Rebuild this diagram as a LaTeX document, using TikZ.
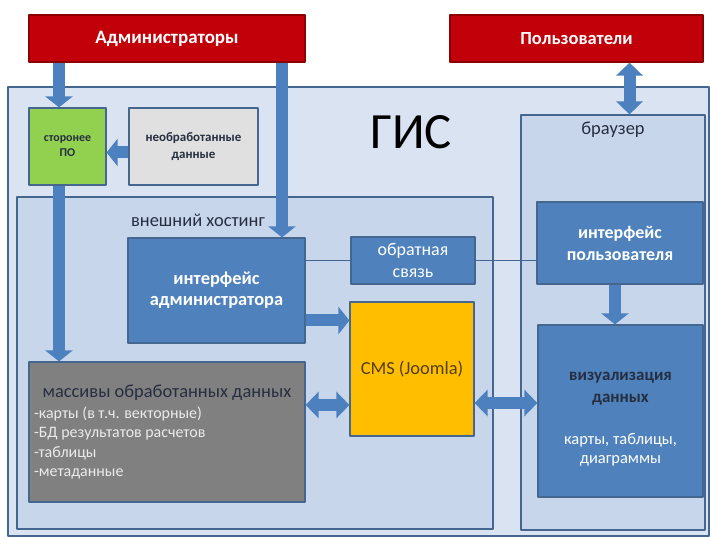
\documentclass[tikz,border=0pt]{standalone}
\usepackage{fontspec}
\setmainfont{Carlito}
\usetikzlibrary{arrows.meta}
\definecolor{admred}{rgb}{0.76,0.0,0.04}
\definecolor{redline}{rgb}{0.55,0.0,0.0}
\definecolor{boxline}{rgb}{0.27,0.40,0.56}
\definecolor{boxblue}{rgb}{0.31,0.51,0.74}
\definecolor{arrowblue}{rgb}{0.30,0.50,0.75}
\definecolor{gisfill}{rgb}{0.85,0.89,0.95}
\definecolor{hostfill}{rgb}{0.78,0.84,0.92}
\definecolor{swgreen}{rgb}{0.57,0.82,0.31}
\definecolor{rawgrey}{rgb}{0.88,0.88,0.88}
\definecolor{darkgrey}{rgb}{0.50,0.50,0.50}
\definecolor{cmsyellow}{rgb}{1.0,0.75,0.0}
\definecolor{cmstext}{rgb}{0.33,0.24,0.06}
\definecolor{darktext}{rgb}{0.15,0.18,0.25}
\def\fs#1#2{\fontsize{#1}{#2}\selectfont}

\begin{document}
\begin{tikzpicture}[line join=bevel,
  box/.style={draw=boxline,line width=1.2bp,inner sep=0pt,align=center},
  fat/.style={draw=arrowblue,line width=12bp,-{Triangle[width=27bp,length=11bp]}},
  fatboth/.style={draw=arrowblue,line width=12bp,{Triangle[width=26bp,length=13bp]}-{Triangle[width=26bp,length=13bp]}},
  link/.style={draw=boxline,line width=1bp}]
      %%
      \useasboundingbox [fill=white] (0bp,0bp) rectangle (710bp,541bp);
      %% containers
      \node (gis) at (358.5bp,229.5bp) [box,fill=gisfill,minimum width=701bp,minimum height=449bp] {};
      \node (host) at (255.0bp,178.0bp) [box,fill=hostfill,minimum width=476bp,minimum height=332bp] {};
      \node (brw) at (613.0bp,218.5bp) [box,fill=hostfill,minimum width=184bp,minimum height=415bp] {};
      \node (gislabel) at (411.0bp,409.0bp) [font=\fs{51}{51}] {ГИС};
      \node (hostlabel) at (198.0bp,321.0bp) [text=darktext,font=\fs{18.5}{20}] {внешний хостинг};
      \node (brwlabel) at (613.0bp,411.0bp) [text=darktext,font=\fs{18.5}{20}] {браузер};
      %% actors
      \node (adm) at (167.0bp,502.5bp) [box,draw=redline,fill=admred,text=white,minimum width=276bp,minimum height=47bp,font=\fs{19}{20}\bfseries] {Администраторы};
      \node (usr) at (576.5bp,502.5bp) [box,draw=redline,fill=admred,text=white,minimum width=253bp,minimum height=47bp,font=\fs{18.5}{20}\bfseries] {Пользователи};
      %% blocks
      \node (sw) at (67.5bp,394.5bp) [box,fill=swgreen,text=darktext,minimum width=77bp,minimum height=77bp,font=\fs{12}{15}\bfseries] {сторонее\\ПО};
      \node (raw) at (193.5bp,394.5bp) [box,fill=rawgrey,text=darktext,minimum width=129bp,minimum height=77bp,font=\fs{13}{17}\bfseries] {необработанные\\данные};
      \node (aif) at (216.5bp,250.5bp) [box,fill=boxblue,text=white,minimum width=177bp,minimum height=105bp,font=\fs{18.5}{21}\bfseries] {интерфейс\\администратора};
      \node (fb) at (413.0bp,280.5bp) [box,fill=boxblue,text=white,minimum width=124bp,minimum height=47bp,font=\fs{18}{22}] {обратная\\связь};
      \node (uif) at (620.0bp,298.0bp) [box,fill=boxblue,text=white,minimum width=166bp,minimum height=82bp,font=\fs{18}{22}\bfseries] {интерфейс\\пользователя};
      \node (cms) at (412.0bp,172.0bp) [box,fill=cmsyellow,text=cmstext,minimum width=124bp,minimum height=134bp,font=\fs{18.5}{20}] {CMS (Joomla)};
      \node (arr) at (167.0bp,109.0bp) [box,fill=darkgrey,text=white!92!black,minimum width=276bp,minimum height=140bp,align=left,font=\fs{16}{19.5}] {\makebox[266bp]{\fs{18.5}{20}\textcolor{darktext}{массивы обработанных данных}}\\[2bp]-карты (в т.ч. векторные)\\-БД результатов расчетов\\-таблицы\\-метаданные};
      \node (vis) at (620.5bp,130.0bp) [box,fill=boxblue,text=white,minimum width=165bp,minimum height=172bp,font=\fs{17}{21}] {\rule{0pt}{24bp}\textbf{\textcolor{darktext}{визуализация}}\\[1bp]\textbf{\textcolor{darktext}{данных}}\\[21bp]\fs{16.5}{19}карты, таблицы,\\[-2bp]\fs{16.5}{19}диаграммы};
      %% arrows
      \coordinate (a1) at ([xshift=-8.5bp]sw.north);
      \coordinate (a2) at ([xshift=65.5bp]aif.north);
      \coordinate (a3) at ([xshift=53bp]usr.south);
      \draw [fat] (a1 |- adm.south) -- (a1);
      \draw [fat] (a2 |- adm.south) -- (a2);
      \draw [fat] ([yshift=-6bp]raw.west) -- ([yshift=-6bp]sw.east);
      \coordinate (a4) at ([xshift=-8.5bp]sw.south);
      \draw [fat] (a4) -- (a4 |- arr.north);
      \coordinate (a5) at ([yshift=-30bp]aif.east);
      \draw [fat] (a5) -- (a5 -| cms.west);
      \coordinate (a6) at ([yshift=27bp]arr.east);
      \draw [fatboth] (a6) -- (a6 -| cms.west);
      \coordinate (a7) at ([yshift=-34bp]cms.east);
      \draw [fatboth] (a7) -- (a7 -| vis.west);
      \coordinate (a8) at ([xshift=-5bp]uif.south);
      \draw [fat] (a8) -- (a8 |- vis.north);
      \draw [fatboth] (a3) -- (a3 |- brw.north);
      %% feedback link
      \draw [link] (fb.west -| aif.east) -- (fb.west);
      \draw [link] (fb.east) -- (fb.east -| uif.west);
    \end{tikzpicture}
\end{document}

[BRIEF]
Could you repeat all of the material exactly? Pictures should not be copied.

[SOLUTION BELOW]
Rebuild this diagram as a LaTeX document, using TikZ.
\documentclass[tikz,border=0pt]{standalone}
\usepackage{fontspec}
\setmainfont{Carlito}
\usetikzlibrary{arrows.meta}
\definecolor{admred}{rgb}{0.76,0.0,0.04}
\definecolor{redline}{rgb}{0.55,0.0,0.0}
\definecolor{boxline}{rgb}{0.27,0.40,0.56}
\definecolor{boxblue}{rgb}{0.31,0.51,0.74}
\definecolor{arrowblue}{rgb}{0.30,0.50,0.75}
\definecolor{gisfill}{rgb}{0.85,0.89,0.95}
\definecolor{hostfill}{rgb}{0.78,0.84,0.92}
\definecolor{swgreen}{rgb}{0.57,0.82,0.31}
\definecolor{rawgrey}{rgb}{0.88,0.88,0.88}
\definecolor{darkgrey}{rgb}{0.50,0.50,0.50}
\definecolor{cmsyellow}{rgb}{1.0,0.75,0.0}
\definecolor{cmstext}{rgb}{0.33,0.24,0.06}
\definecolor{darktext}{rgb}{0.15,0.18,0.25}
\def\fs#1#2{\fontsize{#1}{#2}\selectfont}

\begin{document}
\begin{tikzpicture}[line join=bevel,
  box/.style={draw=boxline,line width=1.2bp,inner sep=0pt,align=center},
  fat/.style={draw=arrowblue,line width=12bp,-{Triangle[width=27bp,length=11bp]}},
  fatboth/.style={draw=arrowblue,line width=12bp,{Triangle[width=26bp,length=13bp]}-{Triangle[width=26bp,length=13bp]}},
  link/.style={draw=boxline,line width=1bp}]
      %%
      \useasboundingbox [fill=white] (0bp,0bp) rectangle (710bp,541bp);
      %% containers
      \node (gis) at (358.5bp,229.5bp) [box,fill=gisfill,minimum width=701bp,minimum height=449bp] {};
      \node (host) at (255.0bp,178.0bp) [box,fill=hostfill,minimum width=476bp,minimum height=332bp] {};
      \node (brw) at (613.0bp,218.5bp) [box,fill=hostfill,minimum width=184bp,minimum height=415bp] {};
      \node (gislabel) at (411.0bp,409.0bp) [font=\fs{51}{51}] {ГИС};
      \node (hostlabel) at (198.0bp,321.0bp) [text=darktext,font=\fs{18.5}{20}] {внешний хостинг};
      \node (brwlabel) at (613.0bp,411.0bp) [text=darktext,font=\fs{18.5}{20}] {браузер};
      %% actors
      \node (adm) at (167.0bp,502.5bp) [box,draw=redline,fill=admred,text=white,minimum width=276bp,minimum height=47bp,font=\fs{19}{20}\bfseries] {Администраторы};
      \node (usr) at (576.5bp,502.5bp) [box,draw=redline,fill=admred,text=white,minimum width=253bp,minimum height=47bp,font=\fs{18.5}{20}\bfseries] {Пользователи};
      %% blocks
      \node (sw) at (67.5bp,394.5bp) [box,fill=swgreen,text=darktext,minimum width=77bp,minimum height=77bp,font=\fs{12}{15}\bfseries] {сторонее\\ПО};
      \node (raw) at (193.5bp,394.5bp) [box,fill=rawgrey,text=darktext,minimum width=129bp,minimum height=77bp,font=\fs{13}{17}\bfseries] {необработанные\\данные};
      \node (aif) at (216.5bp,250.5bp) [box,fill=boxblue,text=white,minimum width=177bp,minimum height=105bp,font=\fs{18.5}{21}\bfseries] {интерфейс\\администратора};
      \node (fb) at (413.0bp,280.5bp) [box,fill=boxblue,text=white,minimum width=124bp,minimum height=47bp,font=\fs{18}{22}] {обратная\\связь};
      \node (uif) at (620.0bp,298.0bp) [box,fill=boxblue,text=white,minimum width=166bp,minimum height=82bp,font=\fs{18}{22}\bfseries] {интерфейс\\пользователя};
      \node (cms) at (412.0bp,172.0bp) [box,fill=cmsyellow,text=cmstext,minimum width=124bp,minimum height=134bp,font=\fs{18.5}{20}] {CMS (Joomla)};
      \node (arr) at (167.0bp,109.0bp) [box,fill=darkgrey,text=white!92!black,minimum width=276bp,minimum height=140bp,align=left,font=\fs{16}{19.5}] {\makebox[266bp]{\fs{18.5}{20}\textcolor{darktext}{массивы обработанных данных}}\\[2bp]-карты (в т.ч. векторные)\\-БД результатов расчетов\\-таблицы\\-метаданные};
      \node (vis) at (620.5bp,130.0bp) [box,fill=boxblue,text=white,minimum width=165bp,minimum height=172bp,font=\fs{17}{21}] {\rule{0pt}{24bp}\textbf{\textcolor{darktext}{визуализация}}\\[1bp]\textbf{\textcolor{darktext}{данных}}\\[21bp]\fs{16.5}{19}карты, таблицы,\\[-2bp]\fs{16.5}{19}диаграммы};
      %% arrows
      \coordinate (a1) at ([xshift=-8.5bp]sw.north);
      \coordinate (a2) at ([xshift=65.5bp]aif.north);
      \coordinate (a3) at ([xshift=53bp]usr.south);
      \draw [fat] (a1 |- adm.south) -- (a1);
      \draw [fat] (a2 |- adm.south) -- (a2);
      \draw [fat] ([yshift=-6bp]raw.west) -- ([yshift=-6bp]sw.east);
      \coordinate (a4) at ([xshift=-8.5bp]sw.south);
      \draw [fat] (a4) -- (a4 |- arr.north);
      \coordinate (a5) at ([yshift=-30bp]aif.east);
      \draw [fat] (a5) -- (a5 -| cms.west);
      \coordinate (a6) at ([yshift=27bp]arr.east);
      \draw [fatboth] (a6) -- (a6 -| cms.west);
      \coordinate (a7) at ([yshift=-34bp]cms.east);
      \draw [fatboth] (a7) -- (a7 -| vis.west);
      \coordinate (a8) at ([xshift=-5bp]uif.south);
      \draw [fat] (a8) -- (a8 |- vis.north);
      \draw [fatboth] (a3) -- (a3 |- brw.north);
      %% feedback link
      \draw [link] (fb.west -| aif.east) -- (fb.west);
      \draw [link] (fb.east) -- (fb.east -| uif.west);
    \end{tikzpicture}
\end{document}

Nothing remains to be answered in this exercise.